Citi suffers another bitter blow in Court over $900M payment error
Citibank was dealt another heavy blow in Court today in the case about a $900 million payment error. Some three months after the New York Southern District Court ruled against the bank and in favor of the firms that refused to return the funds they got due to the payment mistake, Citi’s hopes that it could at least prevent the firms from using the money they received “by mistake” were dashed.
Let’s recall that the lawsuit concerns wire transfers from August 11, 2020 regarding Revlon’s 2016 Loan. In 2016, Revlon acquired Elizabeth Arden, Inc. The deal was partially facilitated by a seven-year, $1.8-billion loan. Citibank serves as the administrative agent and collateral agent for the loan.
On August 11, 2020, several months of accrued interest came due under a credit agreement. The interest payment was to be processed by Citibank in its capacity as administrative agent. No other amount was due at the time, and Revlon transferred no additional funds to Citibank.
The interest payment was processed by Citibank on August 11, 2020. Due to issues with the loan-processing system, the payment to each lender was on average more than 100 times the interest that was actually due.
This operational mistake caused Citibank to transfer approximately $900 million of its own money to parties that were not entitled to it. When Citibank discovered the mistake, it promptly asked the recipients to return its money. Some recipients did return the money, but some did not. The bank brought the lawsuit in an attempt to get the money back.
On February 16, 2021, Judge Jesse M. Furman of the New York Southern District Court signed an order stating that the payments Citibank made on August 11, 2020, were final. Put otherwise, the firms that got the money Citibank sent will not have to return it.
As Citi appealed from the ruling, it stated that it wants the freeze of funds to remain in place according to the same terms and conditions as the existing restraining orders. The defendants disagreed. The fight shift edto access to the money allegedly sent by mistake.
Now, Citi’s attempt to maintain the status quo, that is, to keep the funds sent by mistake frozen, has been nixed by the District Court.
Today, Judge Jesse M. Furman of the New York Southern District Court signed an opinion and order denying Citi’s motion for an injunction pending appeal. Put otherwise, the entities that received the money due to Citi’s mistake will be able to access the money and use it as they see fit.
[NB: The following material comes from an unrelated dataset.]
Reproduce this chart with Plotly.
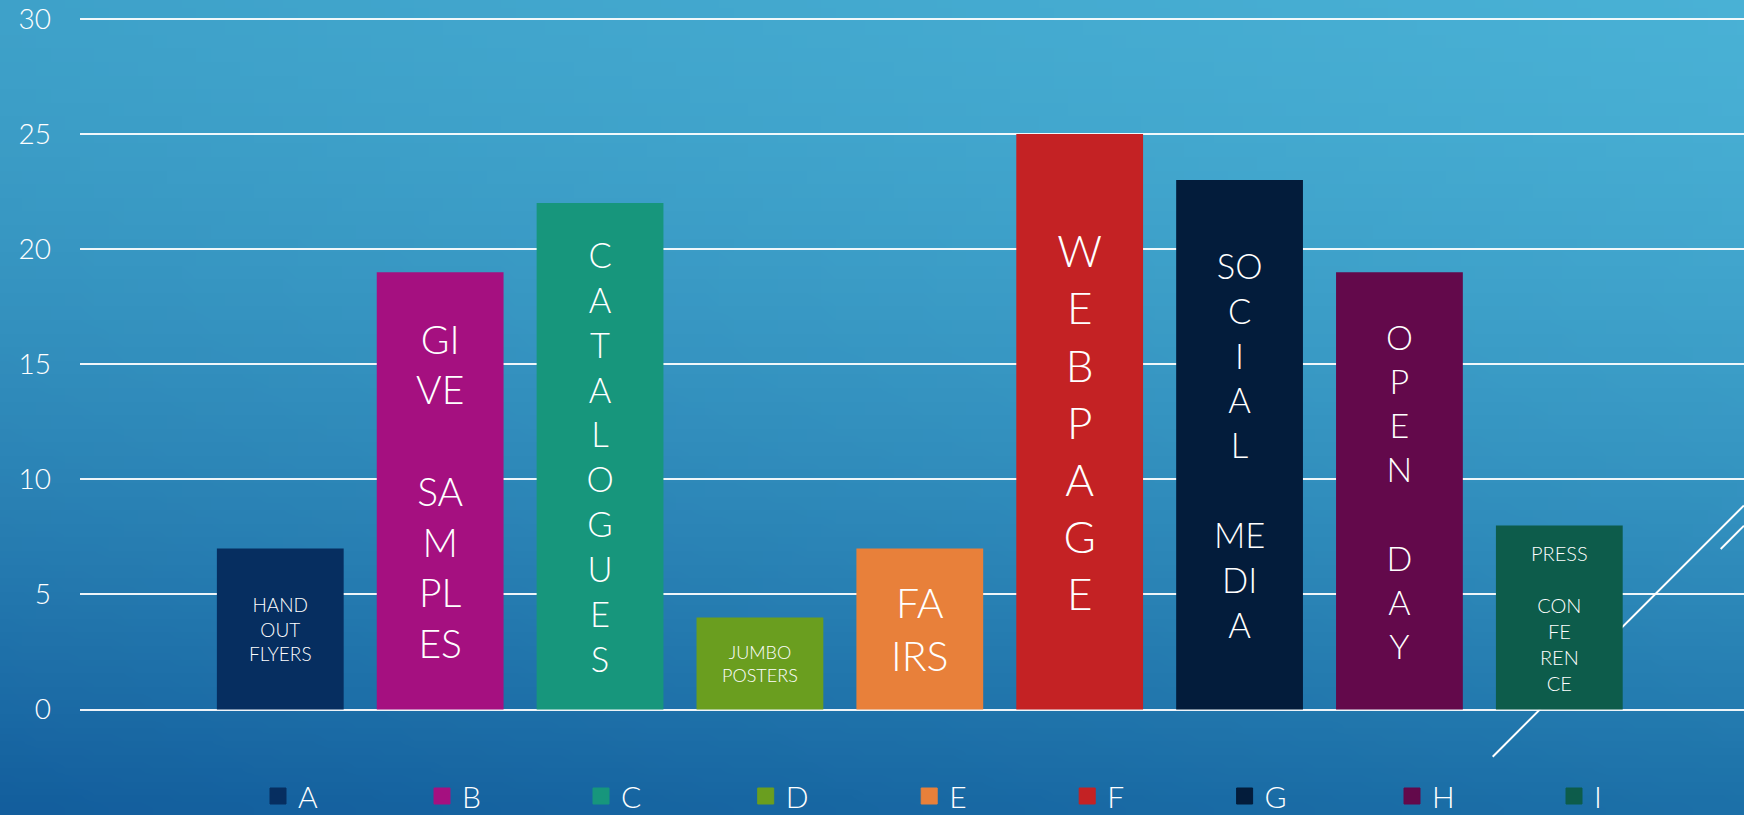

The Judge noted Citibank’s request that, if its motion were denied, the Court “extend the existing temporary restraining orders (TROs) until the Second Circuit decides whether to issue its own injunction pending appeal. Accordingly, assuming Citibank moves for a stay from the Second Circuit within the next seven days, the TROs will remain in effect pending a ruling on that motion. Absent such a motion within the next seven days, the TROs will no longer be in effect.
This means that Citi’s actions in the next seven days, as well as the Second Circuit ruling will be decisive.